> _Given problem_
Every line below is to be copied exactly, with the pictures left out.

# START OF Dataset extract

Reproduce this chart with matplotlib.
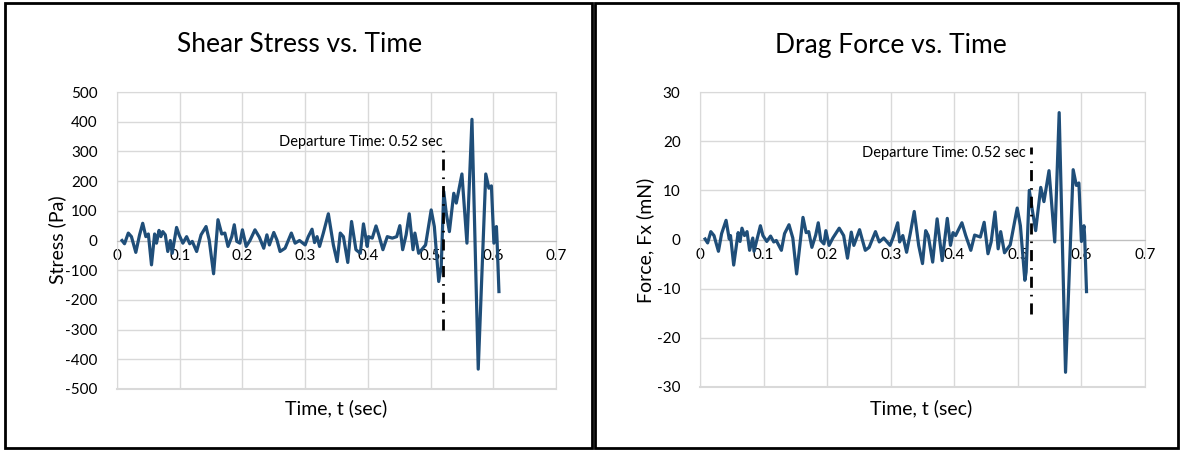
import numpy as np
import matplotlib
matplotlib.use("Agg")
import matplotlib.pyplot as plt
from matplotlib.patches import Rectangle

plt.rcParams['font.family'] = ['Lato', 'DejaVu Sans']
plt.rcParams['axes.unicode_minus'] = False

# shear stress readings (Pa)
t_stress = [0.008, 0.012, 0.018, 0.023, 0.030, 0.036, 0.041, 0.046, 0.050, 0.055,
            0.060, 0.063, 0.067, 0.070, 0.073, 0.077, 0.081, 0.085, 0.088, 0.095,
            0.099, 0.105, 0.111, 0.116, 0.120, 0.127, 0.134, 0.142, 0.147, 0.154,
            0.161, 0.167, 0.172, 0.177, 0.183, 0.187, 0.191, 0.196, 0.200, 0.206,
            0.212, 0.220, 0.227, 0.234, 0.239, 0.243, 0.250, 0.255, 0.260, 0.268,
            0.278, 0.284, 0.291, 0.300, 0.305, 0.311, 0.315, 0.319, 0.323, 0.329,
            0.337, 0.345, 0.351, 0.356, 0.361, 0.368, 0.374, 0.381, 0.388, 0.393,
            0.399, 0.401, 0.407, 0.413, 0.417, 0.424, 0.431, 0.439, 0.446, 0.451,
            0.4555, 0.461, 0.466, 0.472, 0.475, 0.481, 0.492, 0.501, 0.506, 0.513,
            0.517, 0.521, 0.525, 0.530, 0.537, 0.541, 0.550, 0.558, 0.566, 0.576,
            0.588, 0.593, 0.597, 0.601, 0.605, 0.606, 0.609]
stress = [0, -11, 25, 13, -40, 19, 58, 13, 22, -82,
          22, -9, 34, 13, 30, 19, -37, 0, -43, 44,
          19, -9, 13, -11, -3, -37, 19, 47, 2, -112,
          70, 22, 25, -20, 13, 53, -3, -9, 36, -20,
          0, 36, 11, -26, 19, -15, 27, 2, -37, -26,
          25, -9, 0, -15, 13, 38, -7, 13, -20, 25,
          90, -15, -71, 25, 13, -74, 64, -31, -43, 56,
          -20, 13, 8, 49, 22, -31, 13, 8, 13, 50,
          -31, 19, 90, -31, 25, -43, -15, 103, 47, -138,
          -88, 165, 92, 30, 159, 126, 224, -9, 408, -433,
          224, 176, 184, -9, 47, 2, -172]

# drag force readings (mN)
t_force = [0.008, 0.012, 0.017, 0.022, 0.029, 0.034, 0.041, 0.046, 0.048, 0.053,
           0.060, 0.063, 0.066, 0.070, 0.074, 0.078, 0.083, 0.085, 0.095, 0.099,
           0.105, 0.111, 0.116, 0.120, 0.128, 0.133, 0.140, 0.146, 0.152, 0.162,
           0.167, 0.171, 0.176, 0.182, 0.186, 0.190, 0.195, 0.198, 0.203, 0.209,
           0.219, 0.226, 0.232, 0.238, 0.242, 0.251, 0.255, 0.260, 0.266, 0.276,
           0.282, 0.289, 0.299, 0.304, 0.311, 0.314, 0.319, 0.325, 0.331, 0.337,
           0.344, 0.350, 0.355, 0.359, 0.366, 0.373, 0.381, 0.389, 0.394, 0.398,
           0.402, 0.412, 0.418, 0.426, 0.432, 0.441, 0.447, 0.453, 0.458, 0.464,
           0.469, 0.473, 0.479, 0.488, 0.499, 0.504, 0.511, 0.513, 0.518, 0.522,
           0.528, 0.536, 0.541, 0.549, 0.558, 0.565, 0.575, 0.587, 0.592, 0.596,
           0.600, 0.604, 0.605, 0.608]
force = [0.1, -0.7, 1.6, 0.8, -2.4, 1.2, 3.9, 0.1, 0.8, -5.2,
         1.4, -0.4, 2.3, 0.8, 1.6, -2.2, 0.3, -2.4, 2.8, 0.8,
         -0.4, 0.7, -0.5, -0.2, -2.2, 1.2, 3.0, 0.3, -7.0, 4.5,
         1.4, 1.6, -1.6, 0.9, 3.4, -0.2, -0.9, 1.8, -1.2, 0.3,
         2.3, 0.8, -3.8, 1.5, -1.2, 2.0, 0.1, -2.2, -1.6, 1.6,
         -0.5, 0.3, -1.2, 0.5, 3.4, -0.5, 0.8, -2.6, 1.4, 5.7,
         -1.2, -4.9, 1.8, 0.8, -4.6, 4.2, -4.3, 4.3, -1.2, 1.4,
         0.8, 3.4, 0.8, -2.2, 0.9, 0.5, 3.5, -2.9, -0.5, 5.6,
         -1.9, 1.6, -2.7, -1.1, 6.4, 2.8, -8.3, -6.6, 10.0, 6.6,
         1.8, 10.6, 7.7, 14.0, -0.5, 25.8, -27.0, 14.2, 11.0, 11.5,
         -0.4, 2.8, 0.8, -10.6]

departure = 0.52
x_ticks = [0, 0.1, 0.2, 0.3, 0.4, 0.5, 0.6, 0.7]
x_labels = ['0', '0.1', '0.2', '0.3', '0.4', '0.5', '0.6', '0.7']

line_col = '#1f4e79'
grid_col = '#d9d9d9'

fig = plt.figure(figsize=(11.8, 4.51), dpi=100)

# panel frames
fig.patches.append(Rectangle((5 / 1180, 3 / 451), 587 / 1180, 445 / 451, transform=fig.transFigure,
                             fill=False, edgecolor='black', lw=2))
fig.patches.append(Rectangle((595 / 1180, 3 / 451), 583 / 1180, 445 / 451, transform=fig.transFigure,
                             fill=False, edgecolor='black', lw=2))


def make_panel(rect, t, y, ylim, ystep, title, ylabel, dash_top, dash_bot, txt_x, txt_y, title_x, ylab_x, xlab_x):
    ax = fig.add_axes(rect)
    ax.plot(t, y, color=line_col, lw=2.3, solid_joinstyle='round', zorder=3)
    ax.plot([departure, departure], [dash_bot, dash_top], color='black', lw=2,
            linestyle=(0, (4, 2.5, 0.6, 2.5)), zorder=4)
    ax.text(txt_x, txt_y, 'Departure Time: 0.52 sec', ha='right', va='center', fontsize=10.5, zorder=5)
    ax.set_xlim(0, 0.7)
    ax.set_ylim(-ylim, ylim)
    ax.set_xticks(x_ticks)
    ax.set_xticklabels(x_labels)
    ax.set_yticks(np.arange(-ylim, ylim + ystep / 2, ystep))
    ax.grid(True, color=grid_col, lw=1)
    ax.set_axisbelow(True)
    for s in ['top', 'right', 'left']:
        ax.spines[s].set_color(grid_col)
    ax.spines['bottom'].set_position(('data', 0))
    ax.spines['bottom'].set_color('#bfbfbf')
    ax.tick_params(length=0, labelsize=11, colors='black')
    ax.tick_params(axis='x', pad=6)
    ax.tick_params(axis='y', pad=14)
    # lower frame edge (bottom spine moved to zero)
    ax.axhline(-ylim, color=grid_col, lw=1.5, clip_on=False)
    fig.text(title_x, 1 - 45 / 451, title, ha='center', va='center', fontsize=19)
    fig.text(ylab_x, 1 - 240 / 451, ylabel, ha='center', va='center', rotation=90, fontsize=14)
    fig.text(xlab_x, 1 - 408 / 451, 'Time, t (sec)', ha='center', va='center', fontsize=14)
    return ax


make_panel([117 / 1180, 62 / 451, 439 / 1180, 297 / 451], t_stress, stress, 500, 100,
           'Shear Stress vs. Time', 'Stress (Pa)', 322, -301, 0.519, 330,
           300 / 1180, 57 / 1180, 336 / 1180)
make_panel([700 / 1180, 64 / 451, 445 / 1180, 295 / 451], t_force, force, 30, 10,
           'Drag Force vs. Time', 'Force, Fx (mN)', 18.8, -15.1, 0.513, 17.6,
           891 / 1180, 645 / 1180, 921 / 1180)

fig.savefig('out.png', dpi=100)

# END OF Dataset extract

> _Correct output_
Reproduce this chart with matplotlib.
import numpy as np
import matplotlib
matplotlib.use("Agg")
import matplotlib.pyplot as plt
from matplotlib.patches import Rectangle

plt.rcParams['font.family'] = ['Lato', 'DejaVu Sans']
plt.rcParams['axes.unicode_minus'] = False

# shear stress readings (Pa)
t_stress = [0.008, 0.012, 0.018, 0.023, 0.030, 0.036, 0.041, 0.046, 0.050, 0.055,
            0.060, 0.063, 0.067, 0.070, 0.073, 0.077, 0.081, 0.085, 0.088, 0.095,
            0.099, 0.105, 0.111, 0.116, 0.120, 0.127, 0.134, 0.142, 0.147, 0.154,
            0.161, 0.167, 0.172, 0.177, 0.183, 0.187, 0.191, 0.196, 0.200, 0.206,
            0.212, 0.220, 0.227, 0.234, 0.239, 0.243, 0.250, 0.255, 0.260, 0.268,
            0.278, 0.284, 0.291, 0.300, 0.305, 0.311, 0.315, 0.319, 0.323, 0.329,
            0.337, 0.345, 0.351, 0.356, 0.361, 0.368, 0.374, 0.381, 0.388, 0.393,
            0.399, 0.401, 0.407, 0.413, 0.417, 0.424, 0.431, 0.439, 0.446, 0.451,
            0.4555, 0.461, 0.466, 0.472, 0.475, 0.481, 0.492, 0.501, 0.506, 0.513,
            0.517, 0.521, 0.525, 0.530, 0.537, 0.541, 0.550, 0.558, 0.566, 0.576,
            0.588, 0.593, 0.597, 0.601, 0.605, 0.606, 0.609]
stress = [0, -11, 25, 13, -40, 19, 58, 13, 22, -82,
          22, -9, 34, 13, 30, 19, -37, 0, -43, 44,
          19, -9, 13, -11, -3, -37, 19, 47, 2, -112,
          70, 22, 25, -20, 13, 53, -3, -9, 36, -20,
          0, 36, 11, -26, 19, -15, 27, 2, -37, -26,
          25, -9, 0, -15, 13, 38, -7, 13, -20, 25,
          90, -15, -71, 25, 13, -74, 64, -31, -43, 56,
          -20, 13, 8, 49, 22, -31, 13, 8, 13, 50,
          -31, 19, 90, -31, 25, -43, -15, 103, 47, -138,
          -88, 165, 92, 30, 159, 126, 224, -9, 408, -433,
          224, 176, 184, -9, 47, 2, -172]

# drag force readings (mN)
t_force = [0.008, 0.012, 0.017, 0.022, 0.029, 0.034, 0.041, 0.046, 0.048, 0.053,
           0.060, 0.063, 0.066, 0.070, 0.074, 0.078, 0.083, 0.085, 0.095, 0.099,
           0.105, 0.111, 0.116, 0.120, 0.128, 0.133, 0.140, 0.146, 0.152, 0.162,
           0.167, 0.171, 0.176, 0.182, 0.186, 0.190, 0.195, 0.198, 0.203, 0.209,
           0.219, 0.226, 0.232, 0.238, 0.242, 0.251, 0.255, 0.260, 0.266, 0.276,
           0.282, 0.289, 0.299, 0.304, 0.311, 0.314, 0.319, 0.325, 0.331, 0.337,
           0.344, 0.350, 0.355, 0.359, 0.366, 0.373, 0.381, 0.389, 0.394, 0.398,
           0.402, 0.412, 0.418, 0.426, 0.432, 0.441, 0.447, 0.453, 0.458, 0.464,
           0.469, 0.473, 0.479, 0.488, 0.499, 0.504, 0.511, 0.513, 0.518, 0.522,
           0.528, 0.536, 0.541, 0.549, 0.558, 0.565, 0.575, 0.587, 0.592, 0.596,
           0.600, 0.604, 0.605, 0.608]
force = [0.1, -0.7, 1.6, 0.8, -2.4, 1.2, 3.9, 0.1, 0.8, -5.2,
         1.4, -0.4, 2.3, 0.8, 1.6, -2.2, 0.3, -2.4, 2.8, 0.8,
         -0.4, 0.7, -0.5, -0.2, -2.2, 1.2, 3.0, 0.3, -7.0, 4.5,
         1.4, 1.6, -1.6, 0.9, 3.4, -0.2, -0.9, 1.8, -1.2, 0.3,
         2.3, 0.8, -3.8, 1.5, -1.2, 2.0, 0.1, -2.2, -1.6, 1.6,
         -0.5, 0.3, -1.2, 0.5, 3.4, -0.5, 0.8, -2.6, 1.4, 5.7,
         -1.2, -4.9, 1.8, 0.8, -4.6, 4.2, -4.3, 4.3, -1.2, 1.4,
         0.8, 3.4, 0.8, -2.2, 0.9, 0.5, 3.5, -2.9, -0.5, 5.6,
         -1.9, 1.6, -2.7, -1.1, 6.4, 2.8, -8.3, -6.6, 10.0, 6.6,
         1.8, 10.6, 7.7, 14.0, -0.5, 25.8, -27.0, 14.2, 11.0, 11.5,
         -0.4, 2.8, 0.8, -10.6]

departure = 0.52
x_ticks = [0, 0.1, 0.2, 0.3, 0.4, 0.5, 0.6, 0.7]
x_labels = ['0', '0.1', '0.2', '0.3', '0.4', '0.5', '0.6', '0.7']

line_col = '#1f4e79'
grid_col = '#d9d9d9'

fig = plt.figure(figsize=(11.8, 4.51), dpi=100)

# panel frames
fig.patches.append(Rectangle((5 / 1180, 3 / 451), 587 / 1180, 445 / 451, transform=fig.transFigure,
                             fill=False, edgecolor='black', lw=2))
fig.patches.append(Rectangle((595 / 1180, 3 / 451), 583 / 1180, 445 / 451, transform=fig.transFigure,
                             fill=False, edgecolor='black', lw=2))


def make_panel(rect, t, y, ylim, ystep, title, ylabel, dash_top, dash_bot, txt_x, txt_y, title_x, ylab_x, xlab_x):
    ax = fig.add_axes(rect)
    ax.plot(t, y, color=line_col, lw=2.3, solid_joinstyle='round', zorder=3)
    ax.plot([departure, departure], [dash_bot, dash_top], color='black', lw=2,
            linestyle=(0, (4, 2.5, 0.6, 2.5)), zorder=4)
    ax.text(txt_x, txt_y, 'Departure Time: 0.52 sec', ha='right', va='center', fontsize=10.5, zorder=5)
    ax.set_xlim(0, 0.7)
    ax.set_ylim(-ylim, ylim)
    ax.set_xticks(x_ticks)
    ax.set_xticklabels(x_labels)
    ax.set_yticks(np.arange(-ylim, ylim + ystep / 2, ystep))
    ax.grid(True, color=grid_col, lw=1)
    ax.set_axisbelow(True)
    for s in ['top', 'right', 'left']:
        ax.spines[s].set_color(grid_col)
    ax.spines['bottom'].set_position(('data', 0))
    ax.spines['bottom'].set_color('#bfbfbf')
    ax.tick_params(length=0, labelsize=11, colors='black')
    ax.tick_params(axis='x', pad=6)
    ax.tick_params(axis='y', pad=14)
    # lower frame edge (bottom spine moved to zero)
    ax.axhline(-ylim, color=grid_col, lw=1.5, clip_on=False)
    fig.text(title_x, 1 - 45 / 451, title, ha='center', va='center', fontsize=19)
    fig.text(ylab_x, 1 - 240 / 451, ylabel, ha='center', va='center', rotation=90, fontsize=14)
    fig.text(xlab_x, 1 - 408 / 451, 'Time, t (sec)', ha='center', va='center', fontsize=14)
    return ax


make_panel([117 / 1180, 62 / 451, 439 / 1180, 297 / 451], t_stress, stress, 500, 100,
           'Shear Stress vs. Time', 'Stress (Pa)', 322, -301, 0.519, 330,
           300 / 1180, 57 / 1180, 336 / 1180)
make_panel([700 / 1180, 64 / 451, 445 / 1180, 295 / 451], t_force, force, 30, 10,
           'Drag Force vs. Time', 'Force, Fx (mN)', 18.8, -15.1, 0.513, 17.6,
           891 / 1180, 645 / 1180, 921 / 1180)

fig.savefig('out.png', dpi=100)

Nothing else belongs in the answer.